* [Problem to work on]: Copy the listing below in full and skip every picture.

* [Data shown]:
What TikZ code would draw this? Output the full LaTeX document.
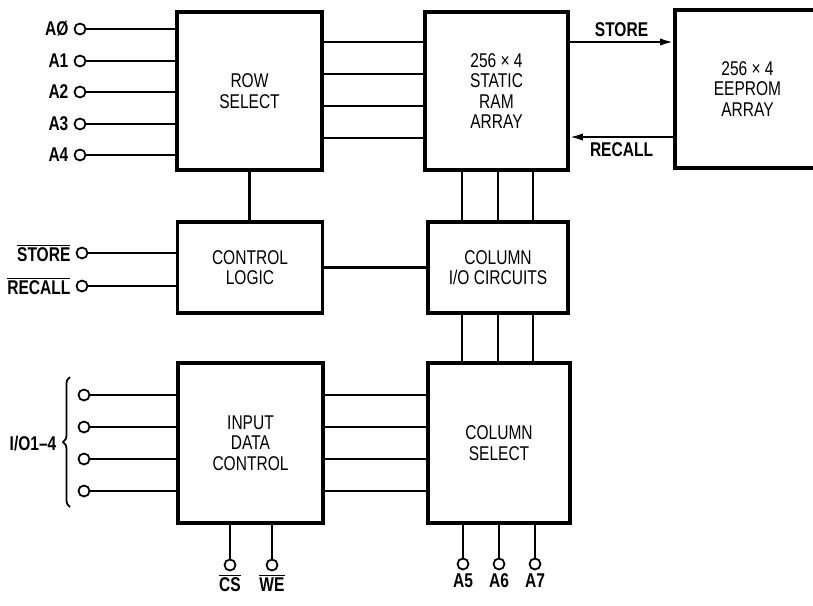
\documentclass[tikz,border=0pt]{standalone}
\usepackage{fontspec}
\setmainfont{Liberation Sans}[FakeStretch=0.78]
\usetikzlibrary{positioning,arrows.meta,decorations.pathreplacing}
\newcommand{\nbar}[1]{$\overline{\mbox{#1}}$}

\begin{document}
\begin{tikzpicture}[
  x=0.03cm, y=-0.03cm,
  every node/.style={font=\fontsize{17}{17.5}\selectfont},
  blk/.style={draw, line width=2.8pt, minimum width=4.35cm, align=center, inner sep=0pt},
  pin/.style={draw, circle, line width=1.5pt, minimum size=0.33cm, inner sep=0pt},
  lbl/.style={font=\fontsize{17}{17.5}\selectfont\bfseries, inner sep=0pt},
  wire/.style={line width=1.8pt},
  sig/.style={wire, -{Latex[length=0.4cm, width=0.22cm]}}
]
\useasboundingbox (0,0) rectangle (813,605);

% ---- blocks ----
\node[blk, minimum height=4.74cm] (rowsel) at (249.5,91) {ROW\\SELECT};
\node[blk, minimum width=4.29cm, minimum height=4.74cm] (ram) at (496.5,91)
     {256 × 4\\STATIC\\RAM\\ARRAY};
\node[blk, minimum height=4.74cm] (eep) at (747.5,89) {256 × 4\\EEPROM\\ARRAY};
\node[blk, minimum height=2.73cm] (ctl) at (250,267.5) {CONTROL\\LOGIC};
\node[blk, minimum width=4.2cm, minimum height=2.73cm] (colio) at (498,267.5)
     {COLUMN\\I/O CIRCUITS};
\node[blk, minimum height=4.8cm] (idc) at (250.5,443) {INPUT\\DATA\\CONTROL};
\node[blk, minimum width=4.26cm, minimum height=4.8cm] (colsel) at (499,443)
     {COLUMN\\SELECT};

% ---- address inputs A0-A4 ----
\foreach \n/\t/\y in {0/AØ/29, 1/A1/61, 2/A2/92, 3/A3/124, 4/A4/155} {
  \node[pin] (a\n) at (80,\y) {};
  \node[lbl, left=0.15cm of a\n] (la\n) {\t};
  \draw[wire] (a\n) -- (a\n -| rowsel.west);
}

% ---- internal buses ----
\foreach \y in {42,74,106,138}
  \draw[wire] (rowsel.east |- 0,\y) -- (ram.west |- 0,\y);
\foreach \x in {462,498,533} {
  \draw[wire] (ram.south -| \x,0) -- (colio.north -| \x,0);
  \draw[wire] (colio.south -| \x,0) -- (colsel.north -| \x,0);
}
\draw[wire] (rowsel.south) -- (rowsel.south |- ctl.north);
\draw[wire] (ctl.east) -- (colio.west);
\foreach \y in {395,427,459,491}
  \draw[wire] (idc.east |- 0,\y) -- (colsel.west |- 0,\y);

% ---- store / recall between the arrays ----
\draw[sig] (ram.east |- 0,42) -- (eep.west |- 0,42)
      node[lbl, midway, above=0.12cm] (lstore) {STORE};
\draw[sig] (eep.west |- 0,137) -- (ram.east |- 0,137)
      node[lbl, midway, below=0.15cm] (lrecall) {RECALL};

% ---- control inputs ----
\node[pin] (pst) at (82,253) {};
\node[lbl, left=0.15cm of pst] (lst) {\nbar{STORE}};
\node[pin] (prc) at (82,286) {};
\node[lbl, left=0.15cm of prc] (lrc) {\nbar{RECALL}};
\draw[wire] (pst) -- (pst -| ctl.west);
\draw[wire] (prc) -- (prc -| ctl.west);

% ---- data lines I/O1-4 ----
\foreach \n/\y in {1/395, 2/427, 3/459, 4/491} {
  \node[pin] (io\n) at (84,\y) {};
  \draw[wire] (io\n) -- (io\n -| idc.west);
}
\draw[line width=1.5pt, decorate, decoration={brace, amplitude=0.21cm}] (70,507) -- (70,377);
\node[lbl] (lio) at (33,443) {I/O1–4};

% ---- chip select, write enable ----
\node[pin] (pcs) at (230,565) {};
\node[lbl, below=0.1cm of pcs] (lcs) {\nbar{CS}};
\node[pin] (pwe) at (272,565) {};
\node[lbl, below=0.1cm of pwe] (lwe) {\nbar{WE}};
\draw[wire] (pcs) -- (pcs |- idc.south);
\draw[wire] (pwe) -- (pwe |- idc.south);

% ---- column address A5-A7 ----
\foreach \n/\x in {5/463, 6/499, 7/535} {
  \node[pin] (a\n) at (\x,564) {};
  \node[lbl, below=0.1cm of a\n] (la\n) {A\n};
  \draw[wire] (a\n) -- (a\n |- colsel.south);
}

\end{tikzpicture}
\end{document}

* [Output for this task]:
What TikZ code would draw this? Output the full LaTeX document.
\documentclass[tikz,border=0pt]{standalone}
\usepackage{fontspec}
\setmainfont{Liberation Sans}[FakeStretch=0.78]
\usetikzlibrary{positioning,arrows.meta,decorations.pathreplacing}
\newcommand{\nbar}[1]{$\overline{\mbox{#1}}$}

\begin{document}
\begin{tikzpicture}[
  x=0.03cm, y=-0.03cm,
  every node/.style={font=\fontsize{17}{17.5}\selectfont},
  blk/.style={draw, line width=2.8pt, minimum width=4.35cm, align=center, inner sep=0pt},
  pin/.style={draw, circle, line width=1.5pt, minimum size=0.33cm, inner sep=0pt},
  lbl/.style={font=\fontsize{17}{17.5}\selectfont\bfseries, inner sep=0pt},
  wire/.style={line width=1.8pt},
  sig/.style={wire, -{Latex[length=0.4cm, width=0.22cm]}}
]
\useasboundingbox (0,0) rectangle (813,605);

% ---- blocks ----
\node[blk, minimum height=4.74cm] (rowsel) at (249.5,91) {ROW\\SELECT};
\node[blk, minimum width=4.29cm, minimum height=4.74cm] (ram) at (496.5,91)
     {256 × 4\\STATIC\\RAM\\ARRAY};
\node[blk, minimum height=4.74cm] (eep) at (747.5,89) {256 × 4\\EEPROM\\ARRAY};
\node[blk, minimum height=2.73cm] (ctl) at (250,267.5) {CONTROL\\LOGIC};
\node[blk, minimum width=4.2cm, minimum height=2.73cm] (colio) at (498,267.5)
     {COLUMN\\I/O CIRCUITS};
\node[blk, minimum height=4.8cm] (idc) at (250.5,443) {INPUT\\DATA\\CONTROL};
\node[blk, minimum width=4.26cm, minimum height=4.8cm] (colsel) at (499,443)
     {COLUMN\\SELECT};

% ---- address inputs A0-A4 ----
\foreach \n/\t/\y in {0/AØ/29, 1/A1/61, 2/A2/92, 3/A3/124, 4/A4/155} {
  \node[pin] (a\n) at (80,\y) {};
  \node[lbl, left=0.15cm of a\n] (la\n) {\t};
  \draw[wire] (a\n) -- (a\n -| rowsel.west);
}

% ---- internal buses ----
\foreach \y in {42,74,106,138}
  \draw[wire] (rowsel.east |- 0,\y) -- (ram.west |- 0,\y);
\foreach \x in {462,498,533} {
  \draw[wire] (ram.south -| \x,0) -- (colio.north -| \x,0);
  \draw[wire] (colio.south -| \x,0) -- (colsel.north -| \x,0);
}
\draw[wire] (rowsel.south) -- (rowsel.south |- ctl.north);
\draw[wire] (ctl.east) -- (colio.west);
\foreach \y in {395,427,459,491}
  \draw[wire] (idc.east |- 0,\y) -- (colsel.west |- 0,\y);

% ---- store / recall between the arrays ----
\draw[sig] (ram.east |- 0,42) -- (eep.west |- 0,42)
      node[lbl, midway, above=0.12cm] (lstore) {STORE};
\draw[sig] (eep.west |- 0,137) -- (ram.east |- 0,137)
      node[lbl, midway, below=0.15cm] (lrecall) {RECALL};

% ---- control inputs ----
\node[pin] (pst) at (82,253) {};
\node[lbl, left=0.15cm of pst] (lst) {\nbar{STORE}};
\node[pin] (prc) at (82,286) {};
\node[lbl, left=0.15cm of prc] (lrc) {\nbar{RECALL}};
\draw[wire] (pst) -- (pst -| ctl.west);
\draw[wire] (prc) -- (prc -| ctl.west);

% ---- data lines I/O1-4 ----
\foreach \n/\y in {1/395, 2/427, 3/459, 4/491} {
  \node[pin] (io\n) at (84,\y) {};
  \draw[wire] (io\n) -- (io\n -| idc.west);
}
\draw[line width=1.5pt, decorate, decoration={brace, amplitude=0.21cm}] (70,507) -- (70,377);
\node[lbl] (lio) at (33,443) {I/O1–4};

% ---- chip select, write enable ----
\node[pin] (pcs) at (230,565) {};
\node[lbl, below=0.1cm of pcs] (lcs) {\nbar{CS}};
\node[pin] (pwe) at (272,565) {};
\node[lbl, below=0.1cm of pwe] (lwe) {\nbar{WE}};
\draw[wire] (pcs) -- (pcs |- idc.south);
\draw[wire] (pwe) -- (pwe |- idc.south);

% ---- column address A5-A7 ----
\foreach \n/\x in {5/463, 6/499, 7/535} {
  \node[pin] (a\n) at (\x,564) {};
  \node[lbl, below=0.1cm of a\n] (la\n) {A\n};
  \draw[wire] (a\n) -- (a\n |- colsel.south);
}

\end{tikzpicture}
\end{document}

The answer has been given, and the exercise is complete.